(Record set)

-.-.-

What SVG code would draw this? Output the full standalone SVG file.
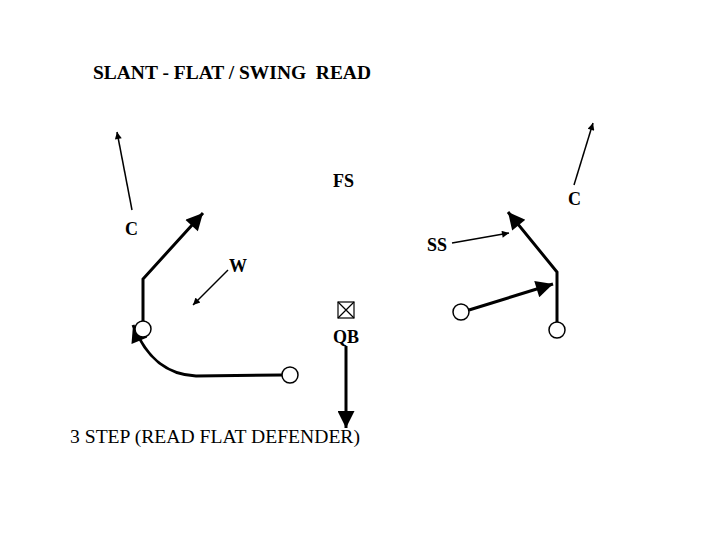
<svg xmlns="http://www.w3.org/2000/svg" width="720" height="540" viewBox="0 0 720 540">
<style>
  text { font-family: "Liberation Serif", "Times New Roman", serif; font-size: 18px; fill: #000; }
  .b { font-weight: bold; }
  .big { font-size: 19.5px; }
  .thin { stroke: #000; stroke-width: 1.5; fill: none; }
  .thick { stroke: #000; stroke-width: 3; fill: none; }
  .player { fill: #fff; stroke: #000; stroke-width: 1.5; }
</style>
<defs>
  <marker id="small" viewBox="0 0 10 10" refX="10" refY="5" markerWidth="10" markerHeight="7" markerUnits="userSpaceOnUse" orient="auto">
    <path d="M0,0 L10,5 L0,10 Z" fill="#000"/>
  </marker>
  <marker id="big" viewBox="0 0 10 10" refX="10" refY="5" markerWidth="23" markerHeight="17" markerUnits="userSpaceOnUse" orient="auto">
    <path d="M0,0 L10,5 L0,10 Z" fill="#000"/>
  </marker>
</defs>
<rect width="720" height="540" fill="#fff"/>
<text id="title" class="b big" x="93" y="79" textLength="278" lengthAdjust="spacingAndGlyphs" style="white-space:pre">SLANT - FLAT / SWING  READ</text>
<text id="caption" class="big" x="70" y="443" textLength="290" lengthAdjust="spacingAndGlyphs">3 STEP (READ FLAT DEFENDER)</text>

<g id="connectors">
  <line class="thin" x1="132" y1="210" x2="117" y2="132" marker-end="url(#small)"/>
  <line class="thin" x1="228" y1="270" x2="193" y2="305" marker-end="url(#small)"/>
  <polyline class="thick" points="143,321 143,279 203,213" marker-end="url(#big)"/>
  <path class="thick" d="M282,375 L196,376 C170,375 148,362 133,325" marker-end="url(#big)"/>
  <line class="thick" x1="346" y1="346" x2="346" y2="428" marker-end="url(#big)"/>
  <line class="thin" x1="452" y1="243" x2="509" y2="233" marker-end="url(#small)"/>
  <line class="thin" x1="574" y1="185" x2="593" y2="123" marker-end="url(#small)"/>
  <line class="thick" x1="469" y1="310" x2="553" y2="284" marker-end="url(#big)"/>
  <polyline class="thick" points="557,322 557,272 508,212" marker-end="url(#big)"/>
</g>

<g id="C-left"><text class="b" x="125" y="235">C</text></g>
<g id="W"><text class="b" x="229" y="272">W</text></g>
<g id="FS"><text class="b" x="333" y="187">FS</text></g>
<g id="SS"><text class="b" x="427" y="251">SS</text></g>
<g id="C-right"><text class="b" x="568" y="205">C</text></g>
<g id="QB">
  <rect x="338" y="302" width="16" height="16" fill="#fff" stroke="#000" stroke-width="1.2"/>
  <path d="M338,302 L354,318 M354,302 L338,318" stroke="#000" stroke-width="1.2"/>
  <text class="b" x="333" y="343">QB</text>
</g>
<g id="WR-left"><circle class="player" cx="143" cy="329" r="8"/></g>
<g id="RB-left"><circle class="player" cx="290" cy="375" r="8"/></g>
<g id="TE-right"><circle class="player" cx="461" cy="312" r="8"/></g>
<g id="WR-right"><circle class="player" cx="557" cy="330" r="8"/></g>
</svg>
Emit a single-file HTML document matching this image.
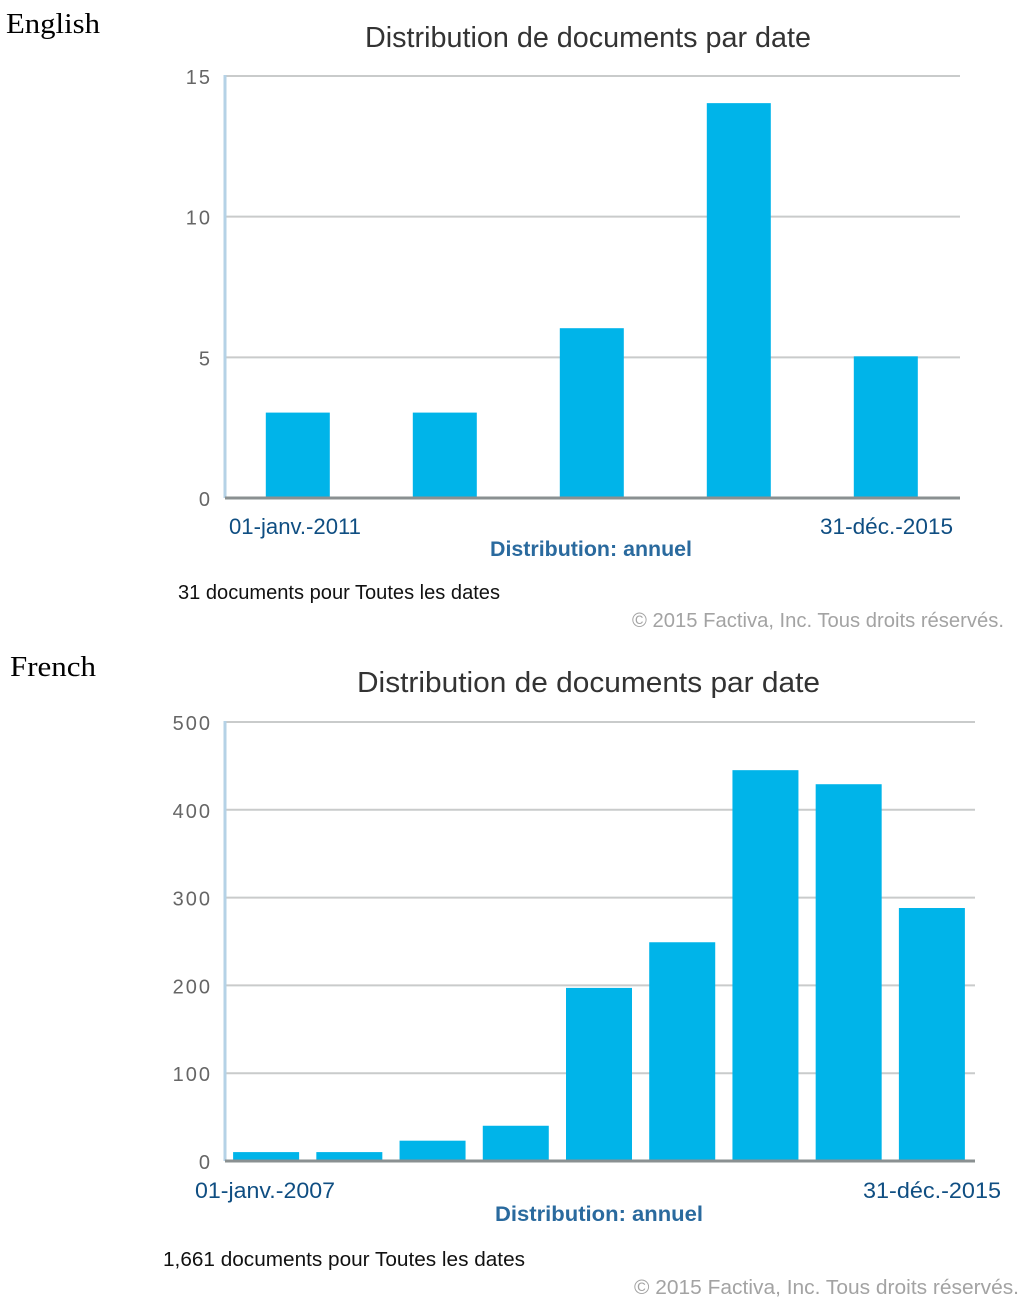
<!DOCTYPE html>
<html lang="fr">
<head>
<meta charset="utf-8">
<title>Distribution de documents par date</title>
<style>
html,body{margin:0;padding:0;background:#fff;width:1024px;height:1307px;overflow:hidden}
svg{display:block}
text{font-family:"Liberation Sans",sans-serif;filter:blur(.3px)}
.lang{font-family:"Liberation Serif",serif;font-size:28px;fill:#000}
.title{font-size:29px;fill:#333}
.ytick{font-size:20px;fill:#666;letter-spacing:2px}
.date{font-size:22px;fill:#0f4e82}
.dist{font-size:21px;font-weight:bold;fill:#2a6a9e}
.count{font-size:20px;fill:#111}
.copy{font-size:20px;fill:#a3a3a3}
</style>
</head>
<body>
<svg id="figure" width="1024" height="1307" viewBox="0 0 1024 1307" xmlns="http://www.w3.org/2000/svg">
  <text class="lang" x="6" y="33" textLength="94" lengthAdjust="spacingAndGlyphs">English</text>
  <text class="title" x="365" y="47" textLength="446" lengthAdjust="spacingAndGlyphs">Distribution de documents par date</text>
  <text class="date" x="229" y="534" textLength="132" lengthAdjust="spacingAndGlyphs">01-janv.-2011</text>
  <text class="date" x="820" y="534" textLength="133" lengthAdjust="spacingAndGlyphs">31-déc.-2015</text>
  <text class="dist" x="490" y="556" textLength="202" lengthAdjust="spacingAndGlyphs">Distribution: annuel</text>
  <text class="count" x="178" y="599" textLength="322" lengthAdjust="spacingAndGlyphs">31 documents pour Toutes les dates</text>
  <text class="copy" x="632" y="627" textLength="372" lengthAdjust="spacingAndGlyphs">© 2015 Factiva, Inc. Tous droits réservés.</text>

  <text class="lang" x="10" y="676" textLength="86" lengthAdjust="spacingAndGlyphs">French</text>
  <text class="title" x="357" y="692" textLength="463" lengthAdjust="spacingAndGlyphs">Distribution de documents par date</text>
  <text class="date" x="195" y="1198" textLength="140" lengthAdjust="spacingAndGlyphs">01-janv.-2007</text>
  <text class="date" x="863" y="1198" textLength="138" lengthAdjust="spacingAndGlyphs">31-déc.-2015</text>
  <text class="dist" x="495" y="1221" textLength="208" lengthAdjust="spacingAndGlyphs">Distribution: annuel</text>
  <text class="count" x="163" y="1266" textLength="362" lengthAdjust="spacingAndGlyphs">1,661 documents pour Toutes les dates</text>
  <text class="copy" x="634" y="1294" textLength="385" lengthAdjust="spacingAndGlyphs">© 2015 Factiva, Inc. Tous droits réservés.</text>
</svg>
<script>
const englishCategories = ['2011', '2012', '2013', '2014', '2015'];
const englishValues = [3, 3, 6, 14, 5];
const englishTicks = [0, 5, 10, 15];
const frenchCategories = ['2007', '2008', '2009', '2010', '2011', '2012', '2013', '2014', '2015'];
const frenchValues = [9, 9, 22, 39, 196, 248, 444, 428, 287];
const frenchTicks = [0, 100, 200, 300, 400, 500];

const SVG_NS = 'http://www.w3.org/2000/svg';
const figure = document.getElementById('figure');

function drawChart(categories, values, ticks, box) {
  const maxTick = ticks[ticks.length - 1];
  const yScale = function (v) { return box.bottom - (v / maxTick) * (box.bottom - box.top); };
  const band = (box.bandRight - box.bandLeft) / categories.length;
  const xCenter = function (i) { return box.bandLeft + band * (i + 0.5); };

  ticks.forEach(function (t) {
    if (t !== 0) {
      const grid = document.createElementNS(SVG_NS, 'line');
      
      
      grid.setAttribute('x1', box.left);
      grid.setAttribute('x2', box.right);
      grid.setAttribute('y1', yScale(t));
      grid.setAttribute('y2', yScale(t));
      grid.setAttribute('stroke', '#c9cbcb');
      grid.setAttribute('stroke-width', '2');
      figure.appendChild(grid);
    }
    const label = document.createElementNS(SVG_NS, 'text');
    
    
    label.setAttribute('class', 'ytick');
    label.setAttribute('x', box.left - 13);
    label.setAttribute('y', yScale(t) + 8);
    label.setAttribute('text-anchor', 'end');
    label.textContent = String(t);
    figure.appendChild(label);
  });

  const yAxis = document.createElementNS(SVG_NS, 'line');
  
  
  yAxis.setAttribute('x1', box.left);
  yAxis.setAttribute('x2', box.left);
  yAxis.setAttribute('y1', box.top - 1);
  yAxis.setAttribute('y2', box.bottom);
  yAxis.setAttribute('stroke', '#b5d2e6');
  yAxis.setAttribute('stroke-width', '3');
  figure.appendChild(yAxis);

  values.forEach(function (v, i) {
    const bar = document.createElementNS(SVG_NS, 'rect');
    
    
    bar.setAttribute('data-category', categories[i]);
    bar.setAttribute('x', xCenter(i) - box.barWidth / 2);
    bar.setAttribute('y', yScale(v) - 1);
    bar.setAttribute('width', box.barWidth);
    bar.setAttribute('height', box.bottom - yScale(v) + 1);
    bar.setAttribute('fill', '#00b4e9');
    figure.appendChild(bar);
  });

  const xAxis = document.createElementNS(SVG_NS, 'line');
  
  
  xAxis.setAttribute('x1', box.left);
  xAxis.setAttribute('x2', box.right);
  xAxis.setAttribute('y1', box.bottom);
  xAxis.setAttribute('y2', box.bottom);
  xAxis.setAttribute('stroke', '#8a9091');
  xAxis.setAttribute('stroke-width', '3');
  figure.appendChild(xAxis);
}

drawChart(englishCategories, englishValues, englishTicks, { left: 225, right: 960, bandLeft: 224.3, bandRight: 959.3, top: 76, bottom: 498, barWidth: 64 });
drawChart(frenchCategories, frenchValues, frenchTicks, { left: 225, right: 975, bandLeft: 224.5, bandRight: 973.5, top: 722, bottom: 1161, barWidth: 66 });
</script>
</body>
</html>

-.-.-

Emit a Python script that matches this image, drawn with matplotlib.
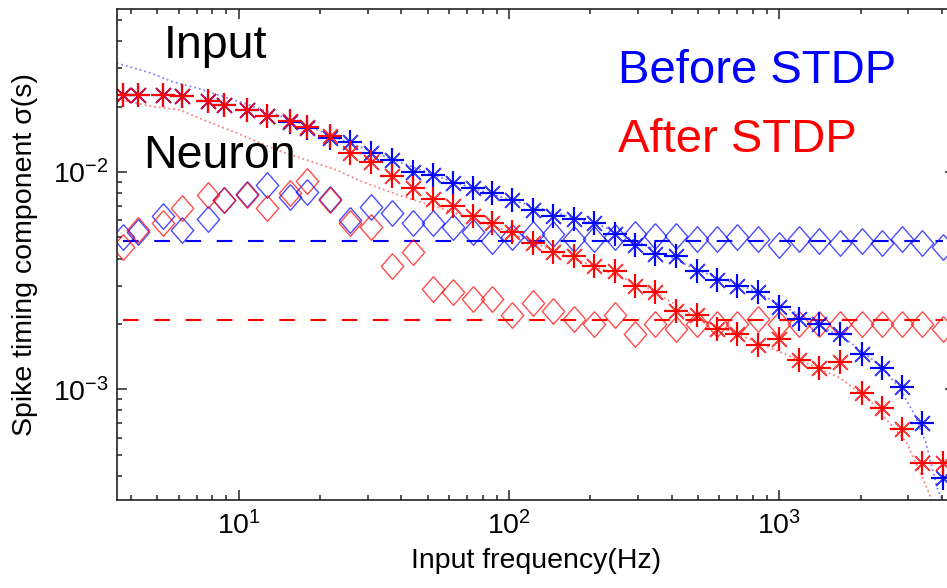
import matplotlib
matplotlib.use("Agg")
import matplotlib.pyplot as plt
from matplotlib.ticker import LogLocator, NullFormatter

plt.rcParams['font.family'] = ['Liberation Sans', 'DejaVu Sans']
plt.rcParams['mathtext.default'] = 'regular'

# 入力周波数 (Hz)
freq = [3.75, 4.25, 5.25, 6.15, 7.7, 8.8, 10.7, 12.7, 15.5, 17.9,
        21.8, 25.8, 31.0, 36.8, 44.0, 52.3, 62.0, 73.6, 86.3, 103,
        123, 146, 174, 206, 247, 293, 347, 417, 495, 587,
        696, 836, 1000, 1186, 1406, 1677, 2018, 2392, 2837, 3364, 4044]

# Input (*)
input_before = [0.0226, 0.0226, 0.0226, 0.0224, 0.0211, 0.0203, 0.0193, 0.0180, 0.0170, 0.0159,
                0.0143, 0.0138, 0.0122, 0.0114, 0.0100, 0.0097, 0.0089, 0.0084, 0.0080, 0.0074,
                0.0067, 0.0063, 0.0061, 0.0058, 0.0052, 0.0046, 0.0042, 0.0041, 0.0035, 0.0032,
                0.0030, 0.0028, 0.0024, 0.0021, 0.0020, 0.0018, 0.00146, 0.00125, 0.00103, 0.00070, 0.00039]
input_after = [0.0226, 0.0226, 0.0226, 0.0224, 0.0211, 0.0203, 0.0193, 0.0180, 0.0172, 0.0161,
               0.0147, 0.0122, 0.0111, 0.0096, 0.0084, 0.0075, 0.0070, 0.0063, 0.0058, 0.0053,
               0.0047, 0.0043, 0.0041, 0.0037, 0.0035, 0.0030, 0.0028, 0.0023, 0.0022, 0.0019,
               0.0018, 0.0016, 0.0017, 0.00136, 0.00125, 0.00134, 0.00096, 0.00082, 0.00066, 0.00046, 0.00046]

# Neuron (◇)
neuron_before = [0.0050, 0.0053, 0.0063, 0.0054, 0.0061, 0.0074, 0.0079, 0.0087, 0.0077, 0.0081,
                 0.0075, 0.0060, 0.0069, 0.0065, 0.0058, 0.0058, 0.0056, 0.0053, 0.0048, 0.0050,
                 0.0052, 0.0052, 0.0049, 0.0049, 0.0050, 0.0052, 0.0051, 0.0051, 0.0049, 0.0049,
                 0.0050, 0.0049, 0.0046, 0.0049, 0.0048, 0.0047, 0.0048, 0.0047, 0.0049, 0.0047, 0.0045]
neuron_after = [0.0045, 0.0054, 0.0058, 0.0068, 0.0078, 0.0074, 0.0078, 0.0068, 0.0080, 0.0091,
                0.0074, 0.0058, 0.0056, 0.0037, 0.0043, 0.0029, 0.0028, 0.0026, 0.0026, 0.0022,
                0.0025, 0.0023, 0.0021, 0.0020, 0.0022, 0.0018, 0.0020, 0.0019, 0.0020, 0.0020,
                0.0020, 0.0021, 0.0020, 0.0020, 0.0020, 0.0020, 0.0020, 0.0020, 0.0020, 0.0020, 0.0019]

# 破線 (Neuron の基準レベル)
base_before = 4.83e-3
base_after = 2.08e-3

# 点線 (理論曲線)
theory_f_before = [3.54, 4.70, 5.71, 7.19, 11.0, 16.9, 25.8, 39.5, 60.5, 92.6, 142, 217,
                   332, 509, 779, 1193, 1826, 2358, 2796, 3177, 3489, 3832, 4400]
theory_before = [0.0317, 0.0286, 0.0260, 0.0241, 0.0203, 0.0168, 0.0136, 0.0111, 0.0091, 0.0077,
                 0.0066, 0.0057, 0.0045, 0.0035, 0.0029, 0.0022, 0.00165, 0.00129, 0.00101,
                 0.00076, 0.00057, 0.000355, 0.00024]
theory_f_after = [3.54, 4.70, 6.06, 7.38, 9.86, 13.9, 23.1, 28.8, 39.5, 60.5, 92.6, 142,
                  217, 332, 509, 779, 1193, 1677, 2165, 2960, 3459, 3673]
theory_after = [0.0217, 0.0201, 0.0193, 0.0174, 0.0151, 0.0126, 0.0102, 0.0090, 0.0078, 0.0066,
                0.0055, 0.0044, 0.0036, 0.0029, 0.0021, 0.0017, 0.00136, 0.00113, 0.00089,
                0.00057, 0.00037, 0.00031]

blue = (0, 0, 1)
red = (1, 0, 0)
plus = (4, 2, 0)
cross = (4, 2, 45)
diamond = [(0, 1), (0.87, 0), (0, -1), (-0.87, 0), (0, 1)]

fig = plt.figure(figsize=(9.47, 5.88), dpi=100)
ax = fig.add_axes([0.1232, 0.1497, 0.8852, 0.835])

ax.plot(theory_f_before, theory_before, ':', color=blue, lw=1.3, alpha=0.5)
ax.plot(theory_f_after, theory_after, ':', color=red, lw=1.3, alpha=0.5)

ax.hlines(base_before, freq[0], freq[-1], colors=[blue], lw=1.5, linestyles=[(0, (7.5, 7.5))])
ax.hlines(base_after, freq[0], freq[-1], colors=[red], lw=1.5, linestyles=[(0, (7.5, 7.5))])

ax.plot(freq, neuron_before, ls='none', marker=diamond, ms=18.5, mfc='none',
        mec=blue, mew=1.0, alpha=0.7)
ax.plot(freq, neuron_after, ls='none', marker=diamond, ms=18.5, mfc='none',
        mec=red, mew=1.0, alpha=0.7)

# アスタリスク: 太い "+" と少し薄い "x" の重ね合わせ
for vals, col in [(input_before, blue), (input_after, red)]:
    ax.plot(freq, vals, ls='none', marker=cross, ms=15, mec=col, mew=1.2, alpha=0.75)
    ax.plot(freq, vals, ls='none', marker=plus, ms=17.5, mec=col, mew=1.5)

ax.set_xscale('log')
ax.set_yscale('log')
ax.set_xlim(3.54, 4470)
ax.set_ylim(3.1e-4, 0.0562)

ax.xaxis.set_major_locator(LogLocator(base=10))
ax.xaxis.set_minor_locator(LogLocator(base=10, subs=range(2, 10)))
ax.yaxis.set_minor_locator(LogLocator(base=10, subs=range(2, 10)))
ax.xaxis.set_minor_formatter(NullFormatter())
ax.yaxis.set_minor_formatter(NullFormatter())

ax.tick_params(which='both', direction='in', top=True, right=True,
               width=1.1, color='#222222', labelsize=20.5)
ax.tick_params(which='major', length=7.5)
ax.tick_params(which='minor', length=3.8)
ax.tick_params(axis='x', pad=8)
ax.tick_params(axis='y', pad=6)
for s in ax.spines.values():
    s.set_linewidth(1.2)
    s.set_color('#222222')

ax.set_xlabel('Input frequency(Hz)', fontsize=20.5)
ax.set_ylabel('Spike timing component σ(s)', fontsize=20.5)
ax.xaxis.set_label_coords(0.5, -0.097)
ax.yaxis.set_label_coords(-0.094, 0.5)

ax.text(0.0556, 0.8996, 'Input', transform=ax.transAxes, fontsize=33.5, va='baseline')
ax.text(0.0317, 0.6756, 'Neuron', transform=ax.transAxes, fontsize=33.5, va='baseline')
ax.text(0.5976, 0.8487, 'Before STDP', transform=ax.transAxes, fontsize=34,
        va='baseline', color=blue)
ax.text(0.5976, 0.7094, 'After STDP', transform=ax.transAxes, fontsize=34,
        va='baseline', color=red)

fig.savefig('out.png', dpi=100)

-.-.-

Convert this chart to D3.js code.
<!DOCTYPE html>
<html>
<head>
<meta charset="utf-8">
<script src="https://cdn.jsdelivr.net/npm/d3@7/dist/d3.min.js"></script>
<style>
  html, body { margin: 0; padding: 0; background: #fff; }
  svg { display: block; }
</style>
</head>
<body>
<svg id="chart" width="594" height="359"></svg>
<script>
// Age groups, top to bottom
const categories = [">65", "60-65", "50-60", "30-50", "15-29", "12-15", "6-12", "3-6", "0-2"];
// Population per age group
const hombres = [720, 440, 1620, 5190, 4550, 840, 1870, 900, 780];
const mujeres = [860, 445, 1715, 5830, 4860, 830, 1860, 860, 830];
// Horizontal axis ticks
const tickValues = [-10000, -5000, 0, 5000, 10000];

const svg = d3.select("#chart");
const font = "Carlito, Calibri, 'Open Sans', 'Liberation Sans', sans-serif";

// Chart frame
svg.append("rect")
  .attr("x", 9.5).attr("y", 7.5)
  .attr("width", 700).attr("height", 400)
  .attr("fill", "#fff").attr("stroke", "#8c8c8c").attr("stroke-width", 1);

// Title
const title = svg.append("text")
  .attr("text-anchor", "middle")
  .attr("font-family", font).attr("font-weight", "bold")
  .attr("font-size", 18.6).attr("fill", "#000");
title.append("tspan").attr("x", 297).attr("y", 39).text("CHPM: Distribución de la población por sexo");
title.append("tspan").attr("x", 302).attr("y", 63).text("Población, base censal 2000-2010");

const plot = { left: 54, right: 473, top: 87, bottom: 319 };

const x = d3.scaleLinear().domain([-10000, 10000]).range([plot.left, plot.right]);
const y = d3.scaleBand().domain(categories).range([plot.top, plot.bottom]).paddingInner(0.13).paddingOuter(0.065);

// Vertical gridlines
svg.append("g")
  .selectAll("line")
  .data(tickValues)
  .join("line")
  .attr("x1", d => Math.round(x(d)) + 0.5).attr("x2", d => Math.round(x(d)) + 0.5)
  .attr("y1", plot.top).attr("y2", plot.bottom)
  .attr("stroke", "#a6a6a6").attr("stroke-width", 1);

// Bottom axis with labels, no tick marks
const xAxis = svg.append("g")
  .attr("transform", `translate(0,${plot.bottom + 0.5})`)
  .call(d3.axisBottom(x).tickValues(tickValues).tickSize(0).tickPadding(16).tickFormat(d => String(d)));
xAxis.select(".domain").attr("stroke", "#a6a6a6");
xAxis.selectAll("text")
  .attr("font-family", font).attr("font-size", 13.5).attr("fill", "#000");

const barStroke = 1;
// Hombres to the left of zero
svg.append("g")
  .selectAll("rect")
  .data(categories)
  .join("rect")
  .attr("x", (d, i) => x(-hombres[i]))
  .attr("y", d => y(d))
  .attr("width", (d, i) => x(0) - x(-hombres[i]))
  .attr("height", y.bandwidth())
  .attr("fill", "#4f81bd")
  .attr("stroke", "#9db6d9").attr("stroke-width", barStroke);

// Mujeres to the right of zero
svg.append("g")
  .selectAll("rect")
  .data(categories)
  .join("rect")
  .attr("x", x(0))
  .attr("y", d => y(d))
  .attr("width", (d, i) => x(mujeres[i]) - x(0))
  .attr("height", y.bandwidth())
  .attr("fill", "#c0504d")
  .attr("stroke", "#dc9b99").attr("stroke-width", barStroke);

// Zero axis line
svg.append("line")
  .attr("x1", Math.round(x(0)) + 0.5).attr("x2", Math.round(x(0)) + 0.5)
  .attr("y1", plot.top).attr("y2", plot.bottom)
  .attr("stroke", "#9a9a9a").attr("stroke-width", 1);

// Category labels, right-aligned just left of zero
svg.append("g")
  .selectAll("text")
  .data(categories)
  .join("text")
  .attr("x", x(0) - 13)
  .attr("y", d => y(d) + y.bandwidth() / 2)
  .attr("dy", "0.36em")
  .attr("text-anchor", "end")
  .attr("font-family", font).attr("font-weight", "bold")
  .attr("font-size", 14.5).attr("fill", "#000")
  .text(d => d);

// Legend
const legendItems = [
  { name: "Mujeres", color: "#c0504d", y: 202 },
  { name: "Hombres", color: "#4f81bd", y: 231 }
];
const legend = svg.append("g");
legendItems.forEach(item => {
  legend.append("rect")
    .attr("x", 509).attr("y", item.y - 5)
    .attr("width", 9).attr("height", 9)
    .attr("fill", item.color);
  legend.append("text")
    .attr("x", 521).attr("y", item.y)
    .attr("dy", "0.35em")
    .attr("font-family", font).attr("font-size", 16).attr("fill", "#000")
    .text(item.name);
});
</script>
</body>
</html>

-.-.-

(Exercise details) Give again, word for word, the part that opens with the line containing "Emit a Python" and closes with the one containing "0.00066, 0.00046, 0.00046]". Include both of those lines and skip all pictures.

(Task result)
Emit a Python script that matches this image, drawn with matplotlib.
import matplotlib
matplotlib.use("Agg")
import matplotlib.pyplot as plt
from matplotlib.ticker import LogLocator, NullFormatter

plt.rcParams['font.family'] = ['Liberation Sans', 'DejaVu Sans']
plt.rcParams['mathtext.default'] = 'regular'

# 入力周波数 (Hz)
freq = [3.75, 4.25, 5.25, 6.15, 7.7, 8.8, 10.7, 12.7, 15.5, 17.9,
        21.8, 25.8, 31.0, 36.8, 44.0, 52.3, 62.0, 73.6, 86.3, 103,
        123, 146, 174, 206, 247, 293, 347, 417, 495, 587,
        696, 836, 1000, 1186, 1406, 1677, 2018, 2392, 2837, 3364, 4044]

# Input (*)
input_before = [0.0226, 0.0226, 0.0226, 0.0224, 0.0211, 0.0203, 0.0193, 0.0180, 0.0170, 0.0159,
                0.0143, 0.0138, 0.0122, 0.0114, 0.0100, 0.0097, 0.0089, 0.0084, 0.0080, 0.0074,
                0.0067, 0.0063, 0.0061, 0.0058, 0.0052, 0.0046, 0.0042, 0.0041, 0.0035, 0.0032,
                0.0030, 0.0028, 0.0024, 0.0021, 0.0020, 0.0018, 0.00146, 0.00125, 0.00103, 0.00070, 0.00039]
input_after = [0.0226, 0.0226, 0.0226, 0.0224, 0.0211, 0.0203, 0.0193, 0.0180, 0.0172, 0.0161,
               0.0147, 0.0122, 0.0111, 0.0096, 0.0084, 0.0075, 0.0070, 0.0063, 0.0058, 0.0053,
               0.0047, 0.0043, 0.0041, 0.0037, 0.0035, 0.0030, 0.0028, 0.0023, 0.0022, 0.0019,
               0.0018, 0.0016, 0.0017, 0.00136, 0.00125, 0.00134, 0.00096, 0.00082, 0.00066, 0.00046, 0.00046]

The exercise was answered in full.